What never ceases to amaze me is the starting assumption that so many just believe: that we need to have surpluses.
So long as the debt one has is manageable, then there is no problem with debt. Can you imagine any household in the country not doing things that get them into debt? Any business? But if that household or business can pay the repayments and get the debt down over time, all is well.
Once again our politicians are playing to the popular mythology: this time it is “debt is bad and we must have a surplus”.
So play the pea-and-thimble trick… big deal. I dont mind us not having a surplus. In fact, if we can pay the debt, if our capacity to repay is there, then really…. what a lot of hot air.
If the government has brought forward expenditure to preserve the 2012/13surplus the key indicator will be the amount of government borrowing necessary to prop up its programs compared to forecast. Increasing expenditure this year financed by borrowing to give the appearance of a surplus in the following year would be a true pea and thimble trick.
Whilst believers in the Magic pudding think you can go on borrowing indefinitely, the current situation in Europe and the US shows that this is not the case.
One must commend the government if it is finally coming to the realisation that its expenditure programs in the long run must fit within the taxation levels that the country is prepared to tolerate even if it does indulge in chicanery to present an illusion.

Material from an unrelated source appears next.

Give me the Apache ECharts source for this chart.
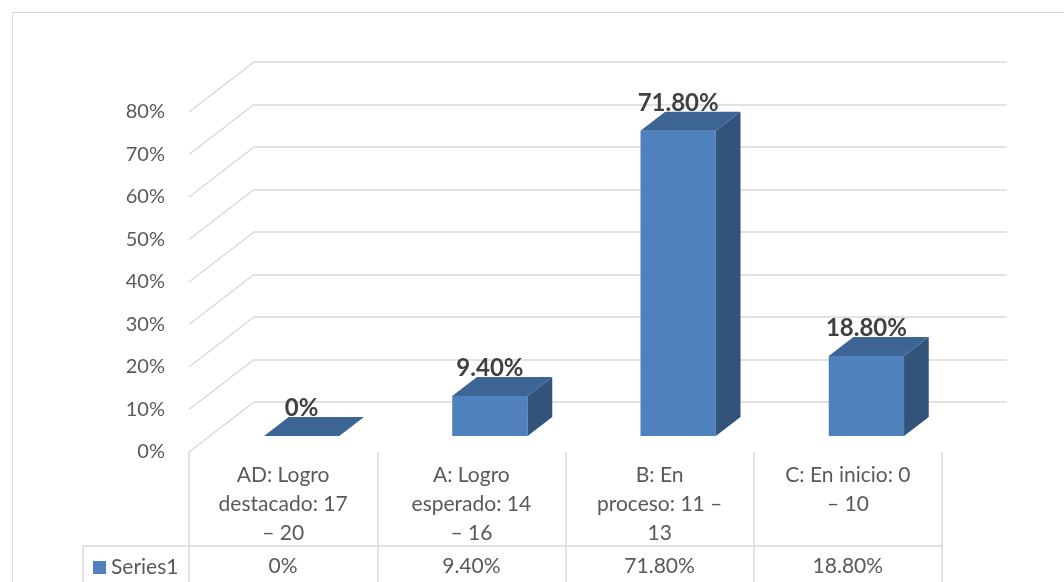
<!DOCTYPE html>
<html>
<head>
<meta charset="utf-8">
<script src="https://cdn.jsdelivr.net/npm/echarts@6/dist/echarts.min.js"></script>
<style>html,body{margin:0;padding:0;background:#fff;}#c{width:1064px;height:582px;}</style>
</head>
<body>
<div id="c"></div>
<script>
// ---- data ----
const categories = ['AD: Logro\ndestacado: 17\n– 20', 'A: Logro\nesperado: 14\n– 16', 'B: En\nproceso: 11 –\n13', 'C: En inicio: 0\n– 10'];
const values = [0, 9.4, 71.8, 18.8];
const seriesName = 'Series1';
const yTicks = [0, 10, 20, 30, 40, 50, 60, 70, 80];

// ---- style constants ----
const DEPTH_X = 65, DEPTH_Y = 50;       // full depth offset of the 3D box
const BAR_FRONT_X = 0.285, BAR_FRONT_Y = 0.32, BAR_DEPTH = 0.38;
const FRONT = '#4f81bd', TOPC = '#3c6494', SIDE = '#32537a';
const GRID_C = '#d9d9d9', TXT = '#595959';
const FONT = 'Lato, "Open Sans", sans-serif';

function fmtVal(v) { return v === 0 ? '0%' : v.toFixed(2) + '%'; }

const chart = echarts.init(document.getElementById('c'), null, {renderer: 'canvas'});

function renderBar(params, api) {
  const i = api.value(0), v = api.value(1);
  const base = api.coord([i, 0]), top = api.coord([i, v]);
  const band = api.size([1, 0])[0];
  const w = band * 0.4;
  const sx = DEPTH_X * BAR_FRONT_X, sy = DEPTH_Y * BAR_FRONT_Y;
  const dx = DEPTH_X * BAR_DEPTH, dy = DEPTH_Y * BAR_DEPTH;
  const l = base[0] + sx - w / 2, r = l + w;
  const b = base[1] - sy, t = top[1] - sy;
  const children = [];
  if (b - t > 0.5) {
    children.push({type: 'rect', shape: {x: l, y: t, width: w, height: b - t}, style: {fill: FRONT}});
    children.push({type: 'polygon', shape: {points: [[r, t], [r + dx, t - dy], [r + dx, b - dy], [r, b]]}, style: {fill: SIDE}});
  }
  children.push({type: 'polygon', shape: {points: [[l, t], [r, t], [r + dx, t - dy], [l + dx, t - dy]]}, style: {fill: TOPC}});
  children.push({type: 'text', x: l + w / 2, y: t - 28, style: {
    text: fmtVal(v), fill: '#404040', font: 'bold 24px ' + FONT, align: 'center', verticalAlign: 'middle'}});
  return {type: 'group', children: children};
}

function renderDiag(params, api) {
  const v = api.value(1);
  const p = api.coord([0, v]);
  const band = api.size([1, 0])[0];
  const x = p[0] - band / 2, y = p[1];
  return {type: 'line', shape: {x1: x, y1: y, x2: x + DEPTH_X, y2: y - DEPTH_Y},
    style: {stroke: GRID_C, lineWidth: 1.5}};
}

const option = {
  animation: false,
  textStyle: {fontFamily: FONT},
  graphic: [{type: 'rect', shape: {x: 12.5, y: 12.5, width: 1200, height: 700},
    style: {fill: 'none', stroke: GRID_C, lineWidth: 1}, silent: true, z: -10},
    {type: 'line', shape: {x1: 83, y1: 546, x2: 189, y2: 546}, style: {stroke: GRID_C, lineWidth: 1.5}},
    {type: 'line', shape: {x1: 83, y1: 546, x2: 83, y2: 590}, style: {stroke: GRID_C, lineWidth: 1.5}}
  ],
  legend: {
    data: [seriesName], left: 88, top: 552, icon: 'rect', itemWidth: 13, itemHeight: 13, itemGap: 10,
    textStyle: {fontSize: 21, color: TXT, fontFamily: FONT}
  },
  grid: [
    {left: 189, right: 122, top: 112, bottom: 130},
    {left: 189 + DEPTH_X, right: 122 - DEPTH_X, top: 112 - DEPTH_Y, bottom: 130 + DEPTH_Y}
  ],
  xAxis: [
    {type: 'category', gridIndex: 0, data: categories, position: 'bottom',
      axisLine: {show: false},
      axisTick: {show: true, length: 140, lineStyle: {color: GRID_C, width: 1.5}},
      axisLabel: {interval: 0, margin: 9, fontSize: 21, lineHeight: 29, color: TXT, fontFamily: FONT, verticalAlign: 'top'}},
    {type: 'category', gridIndex: 0, data: values.map(fmtVal), position: 'bottom', offset: 94,
      axisLine: {show: true, lineStyle: {color: GRID_C, width: 1.5}},
      axisTick: {show: false},
      axisLabel: {interval: 0, margin: 10, fontSize: 21, color: TXT, fontFamily: FONT}},
    {type: 'category', gridIndex: 1, data: categories, show: false}
  ],
  yAxis: [
    {type: 'value', gridIndex: 0, min: 0, max: 80, interval: 10,
      axisLine: {show: false}, axisTick: {show: false}, splitLine: {show: false},
      axisLabel: {formatter: v => v + '%', fontSize: 20, color: TXT, margin: 24, fontFamily: FONT}},
    {type: 'value', gridIndex: 1, min: 0, max: 80, interval: 10,
      axisLine: {show: false}, axisTick: {show: false}, axisLabel: {show: false},
      splitLine: {show: true, lineStyle: {color: GRID_C, width: 1.5}}}
  ],
  series: [
    {type: 'custom', name: 'walls', xAxisIndex: 0, yAxisIndex: 0, renderItem: renderDiag,
      data: yTicks.map(v => [0, v]), silent: true, z: 1},
    {type: 'custom', name: seriesName, xAxisIndex: 0, yAxisIndex: 0, renderItem: renderBar,
      itemStyle: {color: FRONT},
      data: values.map((v, i) => [i, v]), z: 5}
  ]
};
chart.setOption(option);
</script>
</body>
</html>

End the baby bonus completely.
@Jim is correct. There is nothing inherently wrong with a deficit, and conversely a surplus is not the Holy Grail. You have to spend money to make money – the trick being to spend wisely. Baby bonus is an example of unwise spending, whereas the NBN is something that the country will be reaping rewards on for many decades to come. It’s a pity that Swan & the government have been sucked into the coalition’s dogma.
It’s funny how governments encourage debt for housing but hate debt for services.
I note that DIAC has not had it’s prison budget slashed.